Designing experimental conditions to use the Lotka-Volterra model to infer tumor cell line interaction types

TL;DR

This study evaluates how different experimental designs impact the ability of the Lotka-Volterra model to accurately infer interaction types between tumor cell lines, emphasizing the effectiveness of parallel calibration.

Contribution

It introduces and compares three experimental designs for inferring tumor cell interactions using the Lotka-Volterra model, identifying the parallel design as most effective.

Findings

Parallel calibration yields the best predictive power.

Design choice significantly affects interaction inference accuracy.
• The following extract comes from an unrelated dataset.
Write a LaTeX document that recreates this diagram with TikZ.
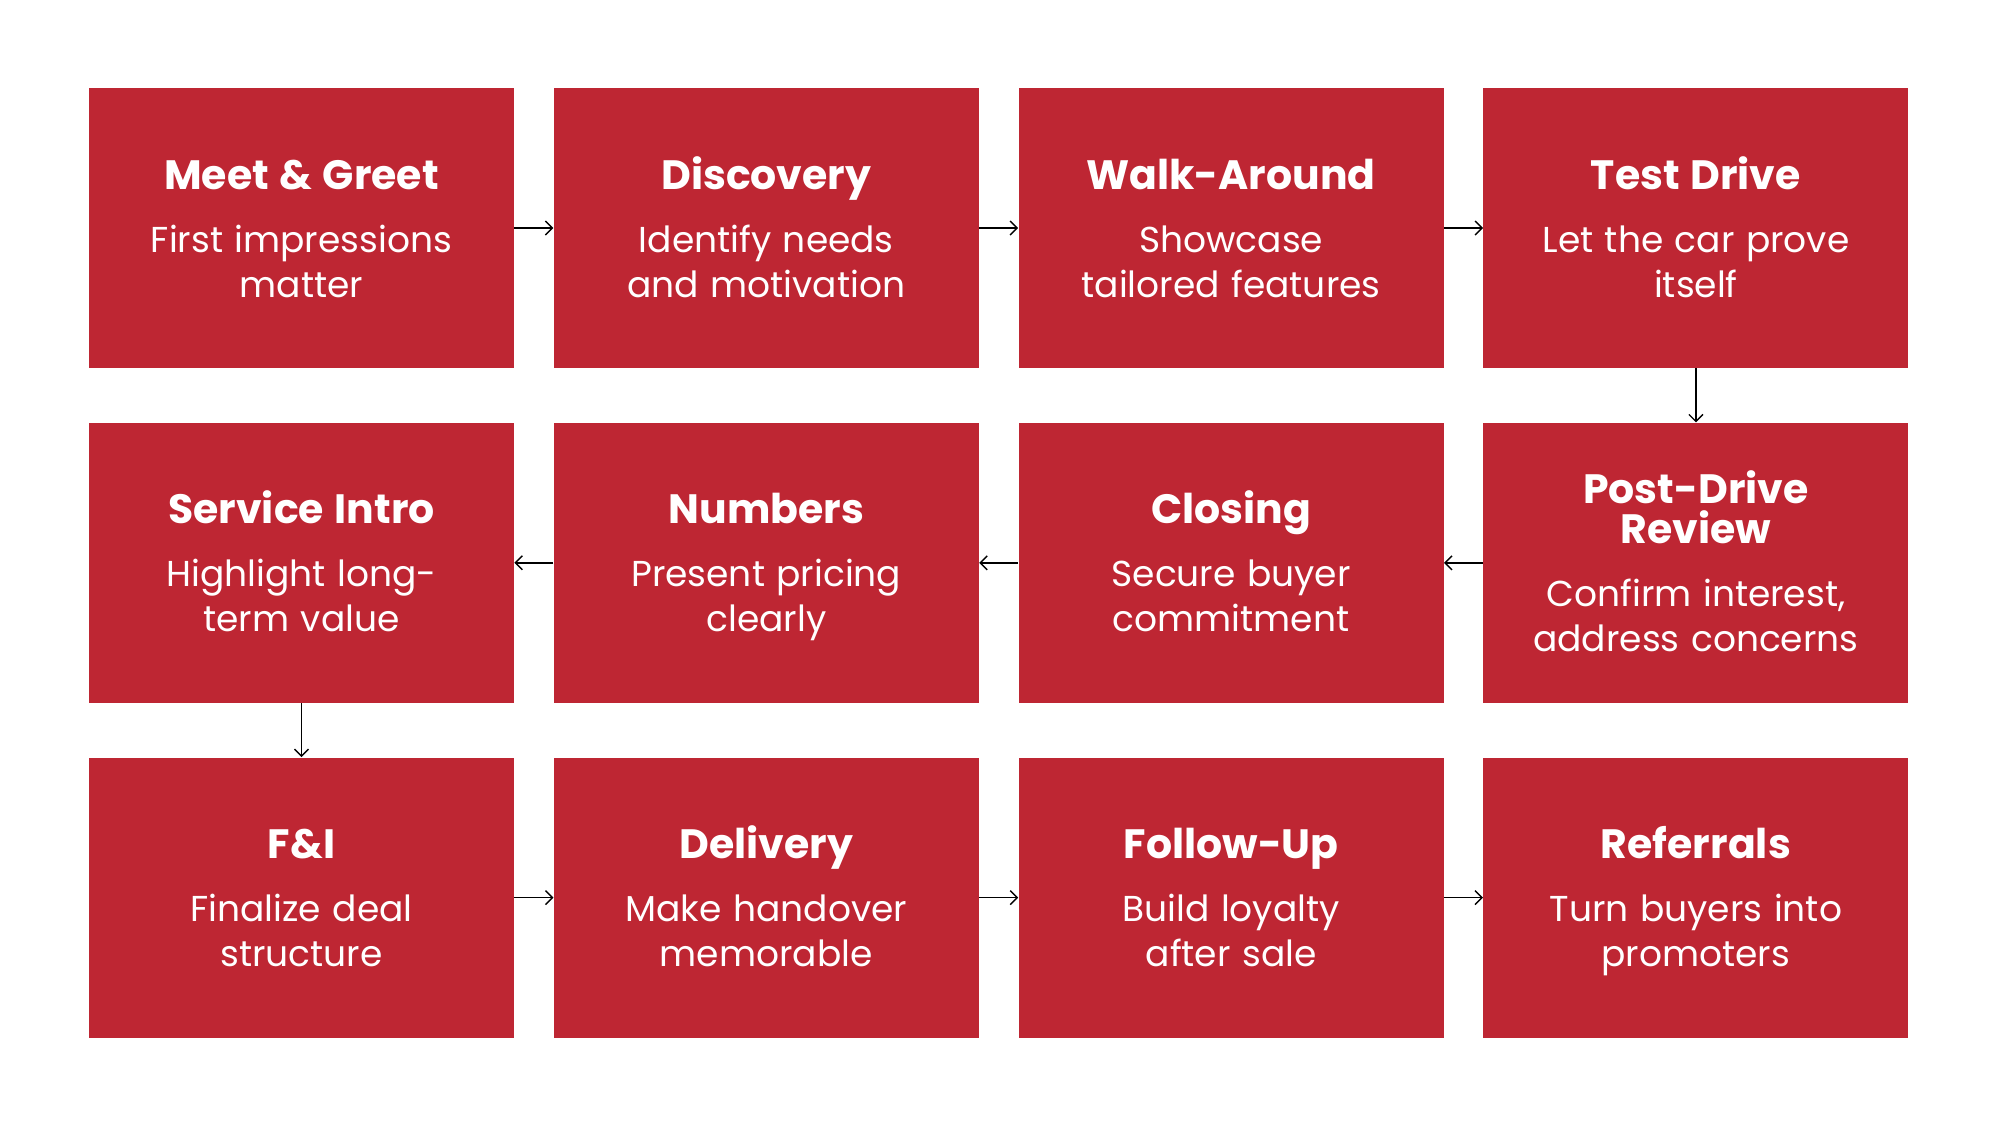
\documentclass[tikz,border=0pt]{standalone}
\usepackage{fontspec}
\setmainfont{Poppins}[UprightFont=*-Regular, BoldFont=*-Bold]
\usepackage{xcolor}
\usepackage{tikz}
\usetikzlibrary{positioning, arrows.meta}

\definecolor{stagered}{HTML}{BE2633}
\newcommand{\stagetext}[2]{{\fontsize{20.5}{20}\selectfont\bfseries\spaceskip=0.26em\rule{0pt}{19.5pt}#1\par}\vspace{9pt}{\fontsize{18}{22.5}\selectfont\spaceskip=0.32em #2\rule[-4.5pt]{0pt}{4.5pt}\par}}

\begin{document}
\begin{tikzpicture}[
            node distance=27pt and 19.5pt,
            stage/.style={rectangle, fill=stagered, text=white, minimum width=212.5pt, minimum height=140pt, text width=200pt, align=center, inner sep=0pt},
            flow/.style={-{Straight Barb[length=3.5pt,width=7pt]}, line width=0.7pt}
        ]

        \useasboundingbox (0,0) rectangle (1000pt,-562.5pt);

        % first row, left to right
        \node[stage] (meet) at (150.75pt,-114pt) {\stagetext{Meet \& Greet}{First impressions\\matter}};
        \node[stage] (discovery) [right=of meet] {\stagetext{Discovery}{Identify needs\\and motivation}};
        \node[stage] (walk) [right=of discovery] {\stagetext{Walk-Around}{Showcase\\tailored features}};
        \node[stage] (drive) [right=of walk] {\stagetext{Test Drive}{Let the car prove\\itself}};

        % second row, right to left
        \node[stage] (review) [below=of drive] {\stagetext{Post-Drive\\Review}{Confirm interest,\\address concerns}};
        \node[stage] (closing) [left=of review] {\stagetext{Closing}{Secure buyer\\commitment}};
        \node[stage] (numbers) [left=of closing] {\stagetext{Numbers}{Present pricing\\clearly}};
        \node[stage] (service) [left=of numbers] {\stagetext{Service Intro}{Highlight long-\\term value}};

        % third row, left to right
        \node[stage] (fni) [below=of service] {\stagetext{F\&I}{Finalize deal\\structure}};
        \node[stage] (delivery) [right=of fni] {\stagetext{Delivery}{Make handover\\memorable}};
        \node[stage] (followup) [right=of delivery] {\stagetext{Follow-Up}{Build loyalty\\after sale}};
        \node[stage] (referrals) [right=of followup] {\stagetext{Referrals}{Turn buyers into\\promoters}};

        \draw[flow] (meet) -- (discovery);
        \draw[flow] (discovery) -- (walk);
        \draw[flow] (walk) -- (drive);
        \draw[flow] (drive) -- (review);
        \draw[flow] (review) -- (closing);
        \draw[flow] (closing) -- (numbers);
        \draw[flow] (numbers) -- (service);
        \draw[flow] (service) -- (fni);
        \draw[flow] (fni) -- (delivery);
        \draw[flow] (delivery) -- (followup);
        \draw[flow] (followup) -- (referrals);

    \end{tikzpicture}
\end{document}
Model performance varies when applied to spatially-resolved cellular automaton data.

Abstract

The Lotka-Volterra model is widely used to model interactions between two species. Here, we generate synthetic data mimicking competitive, mutualistic and antagonistic interactions between two tumor cell lines, and then use the Lotka-Volterra model to infer the interaction type. Structural identifiability of the Lotka-Volterra model is confirmed, and practical identifiability is assessed for three experimental designs: (a) use of a single data set, with a mixture of both cell lines observed over time, (b) a sequential design where growth rates and carrying capacities are estimated using data from experiments in which each cell line is grown in isolation, and then interaction parameters are estimated from an experiment involving a mixture of both cell lines, and (c) a parallel experimental design where all model parameters are fitted to data from two mixtures simultaneously. In addition to assessing each design for practical identifiability, we investigate how the predictive power of the model-i.e., its ability to fit data for initial ratios other than those to which it was calibrated-is affected by the choice of experimental design. The parallel calibration procedure is found to be optimal and is further tested on in silico data generated from a spatially-resolved cellular automaton model, which accounts for oxygen consumption and allows for variation in the intensity level of the interaction between the two cell lines. We use this study to highlight the care that must be taken when interpreting parameter estimates for the spatially-averaged Lotka-Volterra model when it is calibrated against data produced by the spatially-resolved cellular automaton model, since baseline competition for space and resources in the CA model may contribute to a discrepancy between the type of interaction used to generate the CA data and the type of interaction inferred by the LV model.